Cuando abrí por primera vez la lata del té negro pakistaní, fue como destapar un pequeño cofre de especias. El aroma me golpeó de inmediato (de la mejor forma posible): una mezcla de canela cálida, jengibre vibrante y ese fondo oscuro y terroso del té negro que me hizo pensar en mercados lejanos, con montones de especias apiladas y vapores de chai en el aire.
Vienen 45 pirámides en una lata que se agradece por su diseño práctico y bonito, y la verdad es que las bolsitas en forma de pirámide me parecen un acierto total.
Mi primer encuentro fue al estilo clásico: una pirámide en 200 ml de agua a unos 95 °C, infusionada durante 4 minutos. Lo que más me sorprendió fue el equilibrio: el té es fuerte y con carácter, sí, pero no agresivo. Las especias no se pelean entre sí, sino que forman un equipo donde la canela pone la dulzura, el clavo y la pimienta negra despiertan los sentidos, y la cáscara de naranja da un toque cítrico que lo aligera todo.
Luego, me animé con la versión chai latte: infusioné la pirámide en mitad agua y mitad leche vegetal caliente, con una cucharadita de miel. Lo usé como “combustible” para arrancar un lunes gris y funcionó mejor que mi café habitual. Me sentí despierto, pero sin ese nerviosismo que a veces me da la cafeína. Además, el sabor reconfortante hizo que el comienzo del día fuera más amable.
También lo probé frío, con hielo y un chorrito de miel. Perfecto para esas tardes calurosas donde quieres algo con personalidad, pero refrescante.
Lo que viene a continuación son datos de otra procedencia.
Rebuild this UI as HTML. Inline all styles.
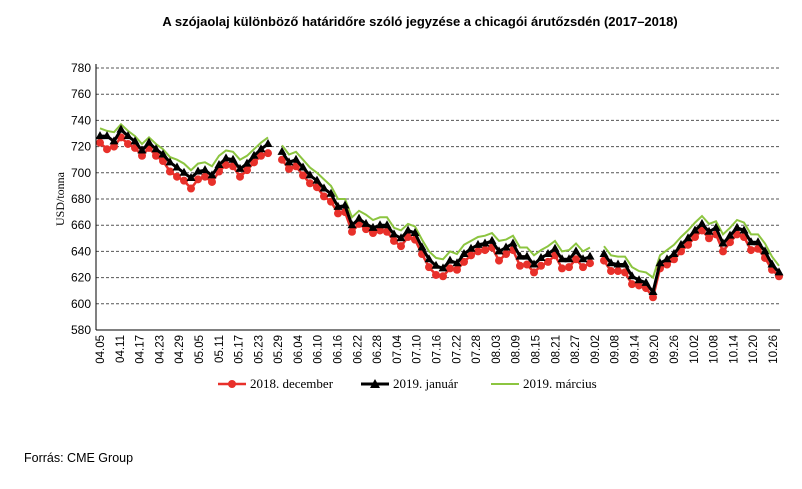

No pensé que un chai frío funcionara tan bien, pero lo hace. Me lo llevé en una botella térmica a una caminata de 7 km y fue como llevar un pedacito de comodidad en medio del bosque.
No es un té suave ni discreto; es para quienes aprecian los sabores intensos, las tradiciones orientales y un pequeño momento de lujo diario.